— Руки коротки, вонючка! Бродяга драный…
На том и расстались. Такая у них встреча была. Ещё бы слово сказал Архипов, не сдержаться Всеволоду, так бы и разрядил обойму. Но старик больше ничего не сказал.
В эту зиму Всеволод Левин не столько учительствовал, сколько мотался с чоновским отрядом по окрестным пущам, помогая очищать родной край от бандитского отребья.
И всё думалось: нападёт на след… Когда ты молод и душа твоя в боевом запале, когда легко несёт тебя вперёд могучий поток народной борьбы и верные товарищи бок о бок с тобой, в такую пору верится, что всё по плечу, что нет на свете беды, какую бы не сумел превозмочь, стоит только захотеть.
Но вот наступает час, когда с болью и недоумением понимаешь: есть на свете такая беда. Та же сила в руках и так же сердце горячо, но руки опускаются как перебитые. «Сева вам припомнит!» Кому? В чёрных твоих снах всё кричит отец окровавленным ртом, изба горит, летят по ветру клочья пламени, и мать смотрит тебе в самую душу. Всеволод, просыпаясь, стонал от бессилия.
Он дошёл до точки, за себя уже не ручался. И тогда, бросив учительство на полуслове, Левин через сутки снова оказался в кабинете губкомовского секретаря, от которого — давно ли! — яростно добивался назначения в Сосновку. Он рассказал секретарю всё без утайки — больше не могу, хоть к стенке ставьте. И секретарь понял его.
Левина освободили от учительства, хотя сельские учителя были тогда дороже дорогого. «Куда же ты теперь?» — спросил участливо секретарь. Дорога у Левина могла быть только одна — на восток. Там ещё громыхали отголоски большой грозы и всё ещё дрался с белыми Дедушка.

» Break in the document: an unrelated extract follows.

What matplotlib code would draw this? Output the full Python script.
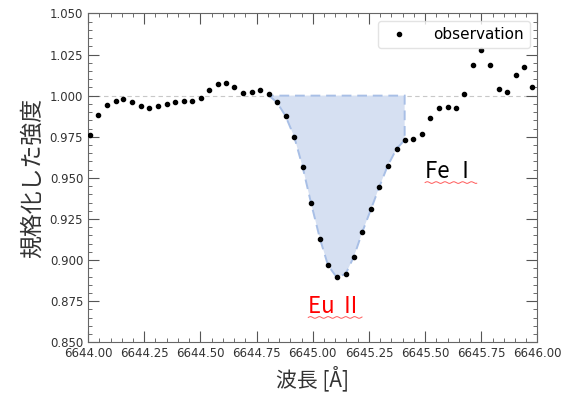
"""Профиль линии Eu II в нормированном спектре."""

import matplotlib
matplotlib.use("Agg")
import matplotlib.pyplot as plt
import numpy as np
from matplotlib.ticker import MultipleLocator

plt.rcParams["font.family"] = ["DejaVu Sans", "Noto Sans CJK JP"]

# Наблюдаемый спектр (длина волны в Å, нормированный поток)
wavelength = [
    6644.009, 6644.046, 6644.086, 6644.123, 6644.157, 6644.197, 6644.237,
    6644.273, 6644.311, 6644.351, 6644.387, 6644.426, 6644.464, 6644.501,
    6644.538, 6644.577, 6644.614, 6644.651, 6644.691, 6644.730, 6644.766,
    6644.805, 6644.841, 6644.879, 6644.918, 6644.955, 6644.992, 6645.032,
    6645.068, 6645.106, 6645.146, 6645.183, 6645.220, 6645.259, 6645.296,
    6645.333, 6645.373, 6645.409, 6645.447, 6645.487, 6645.523, 6645.561,
    6645.600, 6645.636, 6645.674, 6645.713, 6645.748, 6645.787, 6645.827,
    6645.863, 6645.903, 6645.941, 6645.978,
]
flux = [
    0.9758, 0.9882, 0.9945, 0.9969, 0.9979, 0.9959, 0.9935,
    0.9924, 0.9935, 0.9949, 0.9961, 0.9965, 0.9965, 0.9985,
    1.0032, 1.0070, 1.0079, 1.0050, 1.0016, 1.0020, 1.0032,
    1.0008, 0.9959, 0.9876, 0.9748, 0.9566, 0.9349, 0.9130,
    0.8968, 0.8897, 0.8915, 0.9021, 0.9169, 0.9309, 0.9444,
    0.9572, 0.9677, 0.9730, 0.9734, 0.9769, 0.9862, 0.9924,
    0.9929, 0.9924, 1.0012, 1.0184, 1.0275, 1.0186, 1.0042,
    1.0022, 1.0123, 1.0172, 1.0054,
]

# Границы линии Eu II (индексы точек) и уровень континуума
line_start, line_stop = 21, 38
continuum = 1.0

# Подписи линий: (текст, λ, поток, цвет)
line_labels = [
    ("Fe Ⅰ", 6645.50, 0.950, "black"),
    ("Eu Ⅱ", 6644.98, 0.868, "red"),
]


def wavy_underline(ax, text, color="#ff5a5a"):
    """Волнистое подчёркивание под текстом."""
    fig = ax.figure
    fig.canvas.draw()
    bbox = text.get_window_extent().transformed(ax.transAxes.inverted())
    xs = np.linspace(bbox.x0, bbox.x1, 200)
    ys = bbox.y0 + 0.001 + 0.0025 * np.sin((xs - bbox.x0) * 320)
    ax.plot(xs, ys, color=color, lw=0.7, transform=ax.transAxes, clip_on=False)


fig = plt.figure(figsize=(5.61, 3.94), dpi=100)
ax = fig.add_axes([0.157, 0.131, 0.801, 0.835])

x = np.array(wavelength)
y = np.array(flux)

# Континуум
ax.axhline(continuum, color="#c8c8c8", ls=(0, (4, 3)), lw=0.8, zorder=1)

# Площадь линии (эквивалентная ширина)
xs = x[line_start:line_stop]
ys = np.minimum(y[line_start:line_stop], continuum)
ax.fill(
    np.r_[xs, xs[-1]], np.r_[ys, continuum],
    facecolor="#d6e0f2", edgecolor="#a8bfe6", ls=(0, (5, 3)), lw=1.4, zorder=2
)

ax.plot(x, y, "o", color="black", ms=3.0, label="observation", zorder=3)

ax.set_xlim(6644.0, 6646.0)
ax.set_ylim(0.85, 1.05)
ax.xaxis.set_major_locator(MultipleLocator(0.25))
ax.xaxis.set_minor_locator(MultipleLocator(0.05))
ax.yaxis.set_major_locator(MultipleLocator(0.025))
ax.yaxis.set_minor_locator(MultipleLocator(0.005))
ax.xaxis.set_major_formatter(plt.FormatStrFormatter("%.2f"))
ax.yaxis.set_major_formatter(plt.FormatStrFormatter("%.3f"))

ax.tick_params(which="both", direction="in", top=True, right=True,
               colors="#555555", labelcolor="#333333", labelsize=8.5)
ax.tick_params(which="major", length=8, width=0.8)
ax.tick_params(which="minor", length=3, width=0.6)
for spine in ax.spines.values():
    spine.set_color("#666666")

ax.set_xlabel("波長 [Å]", fontsize=15, color="#333333",
              family=["Noto Sans CJK JP", "DejaVu Sans"])
ax.set_ylabel("規格化した強度", fontsize=16.5, color="#333333",
              family=["Noto Sans CJK JP", "DejaVu Sans"])

ax.legend(loc="upper right", fontsize=11, frameon=True, fancybox=True,
          edgecolor="#dddddd", handletextpad=1.2)

# Подписи линий ставятся после фиксации пределов осей
for label, lx, ly, color in line_labels:
    t = ax.text(lx, ly, label, color=color, fontsize=16, ha="left", va="baseline",
                family=["Noto Sans CJK JP", "DejaVu Sans"])
    wavy_underline(ax, t)

fig.savefig("out.png", dpi=100)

— К Деду двину, куда ж ещё, — ответил Левин. — Получается, что не добрал я маленько… С этой святой парой, с Филей да Костей, у меня теперь вся жизнь скрестилась.
Он верно рассудил: если братцы-убийцы ещё живы, то где им и быть, как не среди самых отпетых?
Дед за эти годы стал сибирской легендой — о нём не только в газетах писали, о нём и песни слагали. Он был громкий, бровастый, белозубая улыбка сверкала в его косматой седеющей бороде.
В Иркутске это было. Они обнялись, как родные — комдив и пулемётчик, два дюжих медведя.
— Ай да Левин, аи, молодец! Вот угодил! Прямо сказать, как подарок ты мне.
На кожане у Деда посвёркивал новенький, тогда ещё невиданный орден боевого Красного Знамени. Вокруг Левина теснились знакомые и дорогие лица, Левина тискали, что-то кричали в самое ухо, и сам он что-то кричал.
Знаменитый отряд Каландаришвили только что прибыл маршем из Приамурья. Теперь ему предстояла труднейшая из всех кампаний — поход в Якутию. Подонки белогвардейщины, загнанные на якутскую окраину и обречённые, метались там по просторной земле, от улуса к улусу, зажигали костры контрреволюции, надеясь раздуть их, покрыть пламенем мятежа всю Сибирь.
Не сразу спохватилась революционная власть, было упущено дорогое время, и теперь якутский нарыв настолько созрел, болезнь так пошла вглубь, что никто уже не мог поручиться, как повернётся дело завтра. Особенно если учесть, что и на Дальнем Востоке, в монгольских степях ещё клубились такие же мрачные тучи вооружённой контрреволюции.
И ещё раз, ещё на одном примере, революция убедилась в мудрости своего вождя. Никто в те дни не почувствовал так остро опасности, нависшей над многострадальной Якутией, как Ленин в далёкой Москве. «Чрезвычайно серьёзная опасность», — настаивал он. Сиббюро ЦК РКП(б) заверило тогда Ленина, что указания его будут выполнены со всей неуклонностью. Каландаришвили и его бойцам — лучшим из всех, кто в те времена носил оружие, — был отдан приказ готовиться в якутский поход. Сам Ленин посылал их на подвиг. И выполнить приказ им предстояло именно под командой Деда, который видел Владимира Ильича, пожимал ему руку, беседовал с ним!